Faite de guitares hurlantes comme le métal, d’électro industriel et de punk rock noisy, elle ne demande qu’une chose : qu’on pousse le volume à fond. Un peu comme dans un clip, elle est omniprésente, mais jamais envahissante, indissociable des images qu’elle accompagne. Les personnages ne s’exprimant que très rarement, les dialogues en sont réduits à peu de chose dans ce fatras sonore. Ça n’est pas un problème en soi, car l’histoire proposée ici n’a au fond rien de bien sorcier, les images se suffisent à elles-mêmes.

electric dragon 80 000 v 1

L’une des grandes trouvailles du film est la voix off. Ici, elle ne fait pas office de narrateur, mais plutôt de speaker. Elle nous présente ainsi les forces en présence, à la manière d’un match de boxe. Le champion d’un côté, le challenger de l’autre. Un dispositif original et excitant où chaque intervention devient jubilatoire. Il faut l’entendre hurler comme un excité, notamment lors de la présentation du personnage principal, Dragon Eye Morrison. Alors que ce dernier est en train de malmener sa guitare pour se calmer les nerfs, le speaker entre alors en scène (toujours off), pour nous annoncer avec un certain panache : « He conducts electricity ! He talks to reptiles ! He’s the man ! “Dragon Eye” ! Dragon Eye Morrison !!! ».

Lorsqu’il finit sa présentation, le speaker est en transe, le spectateur lui est en extase… Ces scènes sont d’une efficacité redoutable. Le réalisateur a eu en plus la bonne idée de les illustrer visuellement, à l’aide de cartons. Apparaissant à l’écran dans un style coup de poing et tape à l’oeil, ils font ressortir toute l’animalité qui se dégage des personnages. Il va s’en dire que ces cartons sont bien sûr très différents de ceux qu’on voit généralement dans les vieux films muets. Ce qui est somme toute assez logique, étant donné l’aspect pour le moins tintamarresque d’ELECTRIC DRAGON 80.000 V !

Bien qu’original et unique en son genre, ce film expérimental brasse des univers aussi différents qu’inattendus, empruntant autant au manga qu’au jeu vidéo, au cyberpunk ou à la science-fiction ainsi qu’au film de kung-fu et au rock. C’est bien connu, tout film rendant hommage à Bruce Lee ne peut qu’attirer la sympathie.
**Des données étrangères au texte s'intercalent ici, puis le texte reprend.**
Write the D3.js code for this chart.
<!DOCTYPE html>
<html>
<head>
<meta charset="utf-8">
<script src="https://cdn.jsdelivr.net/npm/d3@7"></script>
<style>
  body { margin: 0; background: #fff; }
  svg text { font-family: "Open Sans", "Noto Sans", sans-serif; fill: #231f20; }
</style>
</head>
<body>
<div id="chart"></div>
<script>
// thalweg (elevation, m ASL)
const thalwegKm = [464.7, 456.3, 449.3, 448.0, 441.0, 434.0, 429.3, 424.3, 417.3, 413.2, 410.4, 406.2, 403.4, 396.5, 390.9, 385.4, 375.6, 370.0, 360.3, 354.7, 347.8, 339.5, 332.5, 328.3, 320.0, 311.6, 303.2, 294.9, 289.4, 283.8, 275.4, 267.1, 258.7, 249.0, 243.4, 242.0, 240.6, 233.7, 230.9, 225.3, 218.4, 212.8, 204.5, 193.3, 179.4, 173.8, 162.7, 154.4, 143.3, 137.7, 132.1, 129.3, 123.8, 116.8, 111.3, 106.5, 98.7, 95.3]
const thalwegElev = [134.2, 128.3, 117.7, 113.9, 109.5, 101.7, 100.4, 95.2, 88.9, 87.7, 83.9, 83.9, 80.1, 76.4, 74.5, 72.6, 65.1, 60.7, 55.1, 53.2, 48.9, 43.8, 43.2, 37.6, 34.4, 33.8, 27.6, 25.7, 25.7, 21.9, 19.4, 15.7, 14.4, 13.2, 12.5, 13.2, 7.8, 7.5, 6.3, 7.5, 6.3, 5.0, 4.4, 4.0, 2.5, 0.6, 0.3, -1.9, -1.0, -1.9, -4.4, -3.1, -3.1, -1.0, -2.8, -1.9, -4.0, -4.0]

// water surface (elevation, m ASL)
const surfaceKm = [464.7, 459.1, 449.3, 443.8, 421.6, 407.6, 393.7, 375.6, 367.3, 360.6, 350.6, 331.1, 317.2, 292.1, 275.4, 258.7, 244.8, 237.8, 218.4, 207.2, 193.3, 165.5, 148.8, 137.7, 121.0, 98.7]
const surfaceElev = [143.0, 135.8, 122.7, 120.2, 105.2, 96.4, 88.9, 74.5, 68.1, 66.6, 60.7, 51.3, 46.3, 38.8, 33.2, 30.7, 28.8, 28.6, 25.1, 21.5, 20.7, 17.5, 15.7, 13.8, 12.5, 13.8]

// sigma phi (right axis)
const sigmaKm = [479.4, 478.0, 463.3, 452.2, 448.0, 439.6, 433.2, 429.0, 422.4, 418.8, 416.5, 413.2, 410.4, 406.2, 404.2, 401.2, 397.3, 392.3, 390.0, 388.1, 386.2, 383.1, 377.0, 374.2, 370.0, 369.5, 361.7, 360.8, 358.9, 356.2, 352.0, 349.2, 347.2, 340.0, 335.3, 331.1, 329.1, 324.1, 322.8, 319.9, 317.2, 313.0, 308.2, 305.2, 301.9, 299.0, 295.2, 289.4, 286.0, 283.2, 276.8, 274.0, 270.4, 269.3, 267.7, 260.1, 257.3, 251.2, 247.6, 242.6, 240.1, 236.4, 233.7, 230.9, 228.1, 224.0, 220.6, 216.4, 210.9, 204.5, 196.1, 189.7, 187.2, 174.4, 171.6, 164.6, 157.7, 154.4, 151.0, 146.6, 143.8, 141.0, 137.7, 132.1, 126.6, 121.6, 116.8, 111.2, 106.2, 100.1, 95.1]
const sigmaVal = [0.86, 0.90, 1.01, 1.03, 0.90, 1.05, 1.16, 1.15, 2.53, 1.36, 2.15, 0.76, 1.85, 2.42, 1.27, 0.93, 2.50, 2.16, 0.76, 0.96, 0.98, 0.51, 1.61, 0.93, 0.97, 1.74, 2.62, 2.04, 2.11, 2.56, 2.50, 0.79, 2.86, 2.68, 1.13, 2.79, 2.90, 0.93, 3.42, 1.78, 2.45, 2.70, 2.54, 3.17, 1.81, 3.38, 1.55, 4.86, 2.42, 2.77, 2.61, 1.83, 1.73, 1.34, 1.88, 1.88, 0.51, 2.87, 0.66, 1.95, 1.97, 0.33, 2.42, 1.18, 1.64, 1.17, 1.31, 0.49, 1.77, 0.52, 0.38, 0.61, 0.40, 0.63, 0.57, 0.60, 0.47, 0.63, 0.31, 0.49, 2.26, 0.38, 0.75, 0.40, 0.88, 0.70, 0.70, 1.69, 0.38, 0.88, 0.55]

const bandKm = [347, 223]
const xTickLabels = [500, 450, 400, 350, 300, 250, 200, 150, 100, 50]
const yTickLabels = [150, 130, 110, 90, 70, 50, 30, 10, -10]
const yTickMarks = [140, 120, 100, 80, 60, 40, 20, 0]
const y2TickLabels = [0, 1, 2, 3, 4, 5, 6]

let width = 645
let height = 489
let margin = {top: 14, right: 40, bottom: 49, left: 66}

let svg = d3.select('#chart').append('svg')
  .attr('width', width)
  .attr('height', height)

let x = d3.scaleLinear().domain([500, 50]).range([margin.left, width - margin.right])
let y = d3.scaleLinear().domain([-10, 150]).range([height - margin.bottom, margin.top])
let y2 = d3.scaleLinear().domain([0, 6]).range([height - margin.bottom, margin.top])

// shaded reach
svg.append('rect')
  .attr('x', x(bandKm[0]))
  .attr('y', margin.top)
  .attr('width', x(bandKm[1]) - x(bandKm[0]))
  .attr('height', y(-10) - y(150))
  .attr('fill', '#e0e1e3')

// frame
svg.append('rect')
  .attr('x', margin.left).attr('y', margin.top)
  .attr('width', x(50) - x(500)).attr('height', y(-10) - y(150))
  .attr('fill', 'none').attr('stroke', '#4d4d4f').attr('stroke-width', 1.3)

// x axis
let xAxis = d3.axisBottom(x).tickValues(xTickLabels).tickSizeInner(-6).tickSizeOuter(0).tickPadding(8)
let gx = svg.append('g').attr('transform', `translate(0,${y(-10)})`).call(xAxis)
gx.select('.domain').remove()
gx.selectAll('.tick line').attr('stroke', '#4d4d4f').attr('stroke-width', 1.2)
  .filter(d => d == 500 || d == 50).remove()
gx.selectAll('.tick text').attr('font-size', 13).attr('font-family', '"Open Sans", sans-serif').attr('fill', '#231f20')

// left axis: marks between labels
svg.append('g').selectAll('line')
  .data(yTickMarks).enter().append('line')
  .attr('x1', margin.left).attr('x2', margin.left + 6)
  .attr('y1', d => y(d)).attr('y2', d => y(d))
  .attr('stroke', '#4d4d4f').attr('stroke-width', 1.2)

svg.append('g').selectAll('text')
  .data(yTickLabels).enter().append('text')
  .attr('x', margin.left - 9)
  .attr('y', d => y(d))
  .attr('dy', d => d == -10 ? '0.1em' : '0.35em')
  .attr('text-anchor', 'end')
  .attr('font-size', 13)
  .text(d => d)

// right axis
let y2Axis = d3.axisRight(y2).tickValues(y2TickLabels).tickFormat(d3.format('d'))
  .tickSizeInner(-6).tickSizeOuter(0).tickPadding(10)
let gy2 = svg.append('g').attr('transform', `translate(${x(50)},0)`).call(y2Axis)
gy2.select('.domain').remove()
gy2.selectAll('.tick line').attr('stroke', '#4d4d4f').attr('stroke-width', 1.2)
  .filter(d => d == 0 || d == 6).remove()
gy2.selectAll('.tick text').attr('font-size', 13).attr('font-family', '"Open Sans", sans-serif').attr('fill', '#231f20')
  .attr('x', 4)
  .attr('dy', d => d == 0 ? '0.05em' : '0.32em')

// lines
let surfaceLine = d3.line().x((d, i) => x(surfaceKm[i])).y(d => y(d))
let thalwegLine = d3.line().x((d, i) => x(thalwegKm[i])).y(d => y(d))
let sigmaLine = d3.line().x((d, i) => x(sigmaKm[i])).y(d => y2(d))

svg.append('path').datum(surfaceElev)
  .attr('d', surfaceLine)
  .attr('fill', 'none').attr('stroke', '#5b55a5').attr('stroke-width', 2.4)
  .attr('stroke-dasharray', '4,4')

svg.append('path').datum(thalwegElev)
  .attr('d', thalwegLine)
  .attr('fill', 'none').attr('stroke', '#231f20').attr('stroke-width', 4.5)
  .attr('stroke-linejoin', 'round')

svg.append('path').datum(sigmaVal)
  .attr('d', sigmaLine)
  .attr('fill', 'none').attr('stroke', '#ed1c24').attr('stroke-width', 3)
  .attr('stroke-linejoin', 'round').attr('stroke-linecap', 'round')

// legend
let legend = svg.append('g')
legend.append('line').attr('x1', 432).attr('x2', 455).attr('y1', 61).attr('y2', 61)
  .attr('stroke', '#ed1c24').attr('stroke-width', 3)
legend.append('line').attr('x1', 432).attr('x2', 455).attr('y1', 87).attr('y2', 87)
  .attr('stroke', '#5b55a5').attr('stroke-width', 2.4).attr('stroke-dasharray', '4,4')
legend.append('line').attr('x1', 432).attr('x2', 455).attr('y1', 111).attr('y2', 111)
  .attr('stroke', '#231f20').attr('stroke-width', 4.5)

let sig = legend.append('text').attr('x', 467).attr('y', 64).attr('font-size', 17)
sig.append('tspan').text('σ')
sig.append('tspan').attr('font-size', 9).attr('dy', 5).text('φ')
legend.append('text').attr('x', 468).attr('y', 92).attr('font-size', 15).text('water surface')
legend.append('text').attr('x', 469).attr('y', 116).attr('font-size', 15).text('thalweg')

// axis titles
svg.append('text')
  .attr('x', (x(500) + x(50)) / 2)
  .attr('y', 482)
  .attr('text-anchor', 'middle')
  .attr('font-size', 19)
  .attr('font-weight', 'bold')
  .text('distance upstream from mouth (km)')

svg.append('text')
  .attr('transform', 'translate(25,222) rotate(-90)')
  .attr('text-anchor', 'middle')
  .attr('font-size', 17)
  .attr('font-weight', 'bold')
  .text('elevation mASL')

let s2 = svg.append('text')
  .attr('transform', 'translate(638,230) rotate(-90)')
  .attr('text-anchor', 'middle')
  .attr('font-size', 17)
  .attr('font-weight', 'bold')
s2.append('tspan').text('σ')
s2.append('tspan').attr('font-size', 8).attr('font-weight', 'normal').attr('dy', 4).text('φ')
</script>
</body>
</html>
Il est forcément amusant de voir l’acteur Tadanobu Asano, inoubliable yakusa masochiste dans ICHI THE KILLER, imiter les gestes du petit dragon dans le final de LA FUREUR DE VAINCRE. Dans les hommages toujours, mais dans un registre moins bagarreur (quoique), on trouve également cité le poète chanteur Jim Morrison, dont le répertoire évoquait souvent serpents, lézards et autres reptiles…

electric dragon 80 000 v

Ce film a donc tout pour plaire, malgré sa trop courte durée (55 minutes seulement). Il s’en dégage une belle énergie communicative, rappelant furieusement celle de TETSUO. Cet autre grand film aussi intense que chtarbé, réalisé par Tsukamoto en 1989, est ici copié sans vergogne, mais qu’on se rassure, avec toute la classe et le talent d’Ishii. Mais quelle ironie du sort de voir aujourd’hui Sogo Ishii, le chantre du cyberpunk, s’inspirer de celui qui fut considéré comme son continuateur dans cette veine, et dont le TETSUO n’était après tout qu’une réactualisation de ses premières œuvres.
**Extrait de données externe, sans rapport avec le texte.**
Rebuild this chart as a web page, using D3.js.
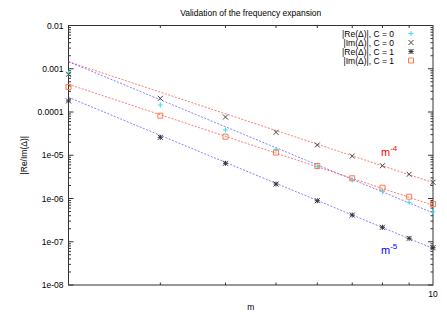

Il est toujours permis de rêver de les voir un jour réunis à la faveur d’un film à segments par exemple. Là, ils pourraient enfin confronter leurs univers communs et conjuguer leurs expériences respectives. En tout cas, ces deux-là sont clairement faits pour s’entendre comme deux larrons en foire…
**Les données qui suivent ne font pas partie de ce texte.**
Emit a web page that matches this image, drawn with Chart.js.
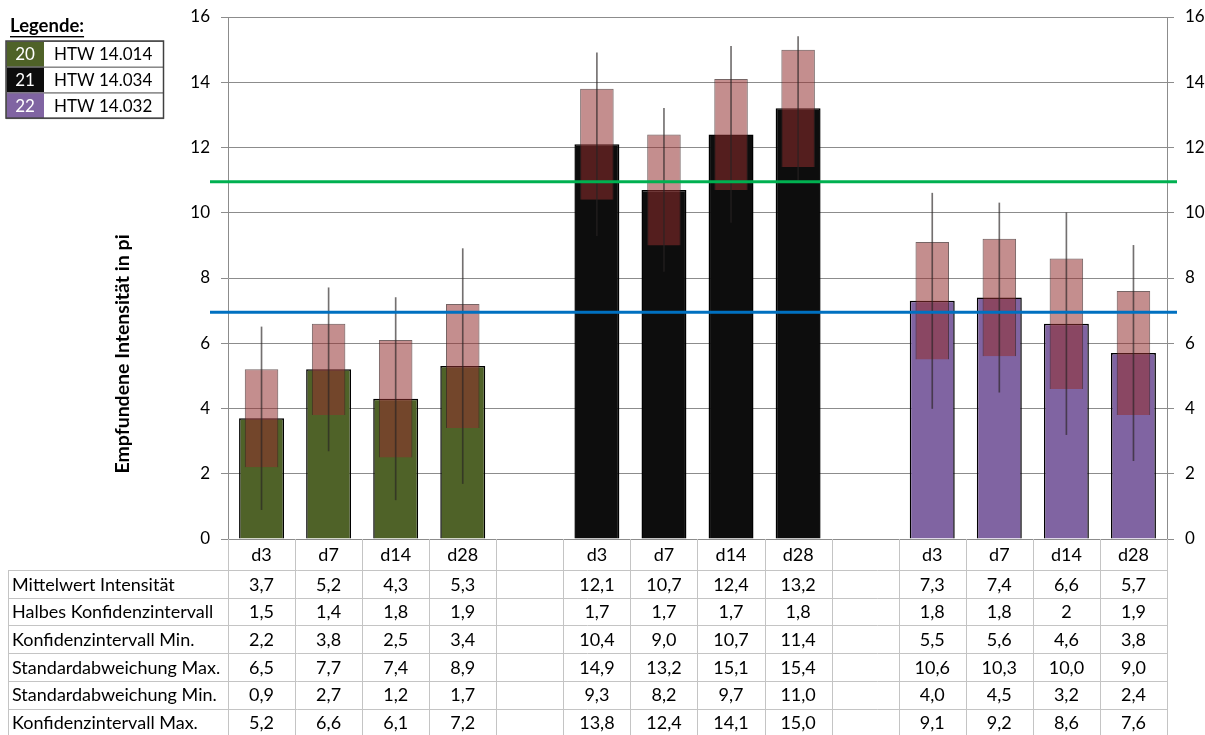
<!DOCTYPE html>
<html lang="de">
<head>
    <meta charset="UTF-8">
    <title>Empfundene Intensität</title>
    <style>
        body { margin: 0; background: #fff; }
        .chartBox { width: 1205px; height: 735px; }
    </style>
</head>
<body>
<div class="chartBox">
    <canvas id="myChart"></canvas>
</div>
<script src="https://cdn.jsdelivr.net/npm/chart.js"></script>
<script>
    // categories (empty slots separate the three products)
    const days = ['d3', 'd7', 'd14', 'd28', '', 'd3', 'd7', 'd14', 'd28', '', 'd3', 'd7', 'd14', 'd28'];
    const groupOf = [0, 0, 0, 0, null, 1, 1, 1, 1, null, 2, 2, 2, 2];

    const mean   = [3.7, 5.2, 4.3, 5.3, null, 12.1, 10.7, 12.4, 13.2, null, 7.3, 7.4, 6.6, 5.7];
    const halfCI = [1.5, 1.4, 1.8, 1.9, null, 1.7, 1.7, 1.7, 1.8, null, 1.8, 1.8, 2, 1.9];
    const ciMin  = [2.2, 3.8, 2.5, 3.4, null, 10.4, 9.0, 10.7, 11.4, null, 5.5, 5.6, 4.6, 3.8];
    const sdMax  = [6.5, 7.7, 7.4, 8.9, null, 14.9, 13.2, 15.1, 15.4, null, 10.6, 10.3, 10.0, 9.0];
    const sdMin  = [0.9, 2.7, 1.2, 1.7, null, 9.3, 8.2, 9.7, 11.0, null, 4.0, 4.5, 3.2, 2.4];
    const ciMax  = [5.2, 6.6, 6.1, 7.2, null, 13.8, 12.4, 14.1, 15.0, null, 9.1, 9.2, 8.6, 7.6];

    const legendCodes = ['20', '21', '22'];
    const legendNames = ['HTW 14.014', 'HTW 14.034', 'HTW 14.032'];
    const groupColors = ['#4F6228', '#0D0D0D', '#8064A2'];

    const refLines = [10.95, 6.95];
    const refColors = ['#00B050', '#0070C0'];

    const rowLabels = ['Mittelwert Intensität', 'Halbes Konfidenzintervall', 'Konfidenzintervall Min.',
        'Standardabweichung Max.', 'Standardabweichung Min.', 'Konfidenzintervall Max.'];
    const rows = [mean, halfCI, ciMin, sdMax, sdMin, ciMax];

    const FONT = 'Lato';

    function fmt(v, row) {
        if (v === null) return '';
        if (row === 1) return String(v).replace('.', ',');
        return v.toFixed(1).replace('.', ',');
    }

    // reference lines, drawn over the bars
    const refLinePlugin = {
        id: 'refLines',
        afterDatasetsDraw(chart) {
            const {ctx, chartArea, scales} = chart;
            ctx.save();
            ctx.lineWidth = 3;
            refLines.forEach((v, i) => {
                const y = scales.y.getPixelForValue(v);
                ctx.strokeStyle = refColors[i];
                ctx.beginPath();
                ctx.moveTo(chartArea.left - 18, y);
                ctx.lineTo(chartArea.right + 10, y);
                ctx.stroke();
            });
            ctx.restore();
        }
    };

    // data table under the chart, title and legend box
    const tablePlugin = {
        id: 'table',
        afterDraw(chart) {
            const {ctx, chartArea, scales} = chart;
            const x = scales.x;
            const half = (x.getPixelForValue(1) - x.getPixelForValue(0)) / 2;
            const top = chartArea.bottom;
            const headBottom = 570;
            const rowH = 27.7;
            const tableLeft = 8;
            const right = x.getPixelForValue(days.length - 1) + half;

            ctx.save();
            ctx.strokeStyle = '#c4c4c4';
            ctx.lineWidth = 1;
            // vertical dividers
            for (let i = 0; i <= days.length; i++) {
                const xx = Math.round(x.getPixelForValue(0) - half + i * 2 * half) + 0.5;
                ctx.beginPath();
                ctx.moveTo(xx, top);
                ctx.lineTo(xx, 735);
                ctx.stroke();
            }
            ctx.beginPath();
            ctx.moveTo(tableLeft + 0.5, headBottom);
            ctx.lineTo(tableLeft + 0.5, 735);
            ctx.stroke();
            // horizontal rows
            for (let r = 0; r <= rows.length; r++) {
                const yy = Math.round(headBottom + r * rowH) + 0.5;
                ctx.beginPath();
                ctx.moveTo(tableLeft, yy);
                ctx.lineTo(right, yy);
                ctx.stroke();
            }

            ctx.fillStyle = '#000';
            ctx.font = '18px ' + FONT;
            ctx.textBaseline = 'middle';
            ctx.textAlign = 'center';
            days.forEach((d, i) => {
                ctx.fillText(d, x.getPixelForValue(i), (top + headBottom) / 2 + 1);
            });
            rows.forEach((arr, r) => {
                const cy = headBottom + r * rowH + rowH / 2 + 1;
                ctx.textAlign = 'left';
                ctx.fillText(rowLabels[r], 12, cy);
                ctx.textAlign = 'center';
                arr.forEach((v, i) => {
                    ctx.fillText(fmt(v, r), x.getPixelForValue(i), cy);
                });
            });

            // axis title
            ctx.save();
            ctx.translate(123, 354);
            ctx.rotate(-Math.PI / 2);
            ctx.font = 'bold 19.5px ' + FONT;
            ctx.textAlign = 'center';
            ctx.fillText('Empfundene Intensität in pi', 0, 0);
            ctx.restore();

            // legend box
            ctx.font = 'bold 18.5px ' + FONT;
            ctx.textAlign = 'left';
            ctx.fillText('Legende:', 10, 26);
            const w = ctx.measureText('Legende:').width;
            ctx.fillRect(10, 36, w, 1.4);
            const lx = 6, ly = 41, lh = 25.7, cw = 38, lw = 157;
            ctx.font = '17px ' + FONT;
            legendCodes.forEach((c, i) => {
                const yy = ly + i * lh;
                ctx.fillStyle = groupColors[i];
                ctx.fillRect(lx, yy, cw, lh);
                ctx.fillStyle = '#fff';
                ctx.textAlign = 'center';
                ctx.fillText(c, lx + cw / 2, yy + lh / 2 + 1);
                ctx.fillStyle = '#000';
                ctx.textAlign = 'left';
                ctx.fillText(legendNames[i], lx + cw + 10, yy + lh / 2 + 1);
                ctx.strokeStyle = '#7f7f7f';
                ctx.strokeRect(lx + 0.5, yy + 0.5, lw, lh);
            });
            ctx.strokeStyle = '#404040';
            ctx.lineWidth = 1.5;
            ctx.strokeRect(lx, ly, lw + 0.5, lh * 3);
            ctx.restore();
        }
    };

    const barColors = groupOf.map(g => g === null ? 'transparent' : groupColors[g]);

    const data = {
        labels: days,
        datasets: [
            {
                label: 'Standardabweichung',
                data: sdMin.map((v, i) => v === null ? null : [v, sdMax[i]]),
                backgroundColor: 'rgba(40,35,35,0.65)',
                barThickness: 1,
                grouped: false,
                order: 0
            },
            {
                label: 'Konfidenzintervall',
                data: ciMin.map((v, i) => v === null ? null : [v, ciMax[i]]),
                backgroundColor: 'rgba(146,46,46,0.54)',
                borderColor: 'rgba(60,35,35,0.7)',
                borderWidth: 1,
                barPercentage: 0.5,
                categoryPercentage: 1,
                grouped: false,
                order: 1
            },
            {
                label: 'Mittelwert Intensität',
                data: mean,
                backgroundColor: barColors,
                borderColor: '#000',
                borderWidth: 1.5,
                barPercentage: 0.67,
                categoryPercentage: 1,
                grouped: false,
                order: 2
            }
        ]
    };

    const tickFont = {family: FONT, size: 17};

    // fixed axis sizes so the plot sits where the table columns are
    function fitY(width) {
        return s => {
            s.width = width;
            s.paddingTop = 0;
            s.paddingBottom = 0;
        };
    }

    const config = {
        type: 'bar',
        data: data,
        options: {
            responsive: true,
            maintainAspectRatio: false,
            animation: false,
            layout: {padding: {left: 168, right: 0, top: 17, bottom: 0}},
            plugins: {legend: {display: false}, tooltip: {enabled: false}},
            scales: {
                x: {
                    grid: {display: false},
                    border: {display: false},
                    ticks: {display: false},
                    afterFit: s => { s.height = 196; }
                },
                y: {
                    min: 0, max: 16,
                    ticks: {stepSize: 2, color: '#000', font: tickFont, padding: 11},
                    grid: {color: '#8c8c8c', tickLength: 7},
                    border: {color: '#8c8c8c'},
                    afterFit: fitY(60)
                },
                y2: {
                    position: 'right',
                    min: 0, max: 16,
                    ticks: {stepSize: 2, color: '#000', font: tickFont, padding: 11},
                    grid: {color: '#8c8c8c', tickLength: 7, drawOnChartArea: false},
                    border: {color: '#8c8c8c'},
                    afterFit: fitY(38)
                }
            }
        },
        plugins: [refLinePlugin, tablePlugin]
    };

    const myChart = new Chart(document.getElementById('myChart'), config);
</script>
</body>
</html>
ELECTRIC DRAGON 80.000 V n’est pas un film qui se voit, mais qui se vit. Une expérience trippante qu’on n’est pas prêt d’oublier de sitôt, et qu’il est toujours possible de renouveler à l’envie. La marque des grands films, dit-on, est leurs résistances au temps et aux visionnages. Sachant cela, on peut sans difficulté ranger le métrage du décidément très doué Sogo Ishii dans cette catégorie.